There are moments that I have where I almost feel like I’m looking in on my own life from the outside.

I don’t know if that makes sense to you or not.

It’s almost like it’s happening and I’m thinking is this really happening?

I knew there was a reason he wanted me to take the kids. He has been way to insistent on me going there to drop them. Our papers state I don’t have too; my gut told me not too. Begged me really.

Yet here I am. On these roads.

Is it really these roads?
You have got to be kidding me.

I’m driving and feeling my whole body slump down slowly. I can feel the color draining from my face. My heart is starting to hurt.
Oh no. Not the tears. Please no.

If I have to make a right turn right here I’m going to lose it.

Damn you GPS.

Turn right in 300 feet.

“Mommy are you ok?”
“Yes. Just thinking.”

Snap out of it S. It’s not a big deal.

Why is this hitting me so hard!?

Now I’m mad.

I’m mad at him.
No I’m not. I’m mad at myself.

Yep. This is the place. Wow. Unbelievable.

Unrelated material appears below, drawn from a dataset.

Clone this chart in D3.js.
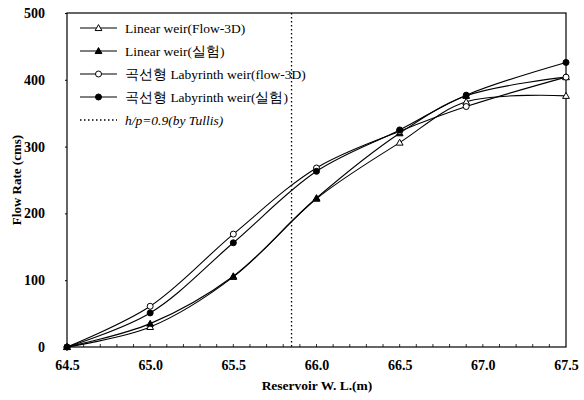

In the driveway. Her kids. Playing. This is really happening. This house. This neighborhood. I’m gonna be sick.

I said my goodbyes. Gave my babies hugs and kisses.

I couldn’t get out of there fast enough.

My head was spinning. I felt like I was going to be sick.

Why? Really? Seriously?

If I would’ve given in and said yes, let’s make the kids change schools. Would things be different? It doesn’t matter.
I don’t want them to be… It’s just the point. The fact that he would do that. I’m sure she has no idea. Poor thing.

I don’t get upset or cry over him. It’s not him. It’s the life that I thought we had. Thought. It wasn’t real. It angers me. Angers me that he literally picked up from one life and dropped into another. It’s so frustrating.

I don’t even know him. That’s not who I knew. The man I loved didn’t exist. He was in my mind. My head. That’s so painful. That’s the part that hurts. How do you live with someone, everyday, for years and never really know them? That’s crazy. Just crazy.

10 years we drove those roads. Every weekend.

My GPS took me again.

Just when I think there can’t be anything else. Nothing new. Just when I think I have dealt with it all.

This was just yet another reminder of why I am on this journey. This new life.

Unbelievable yet so predictable.

I’m sad. I’m mad. I’m disgusted. I’ll be fine though. I’m not the one that’s living there.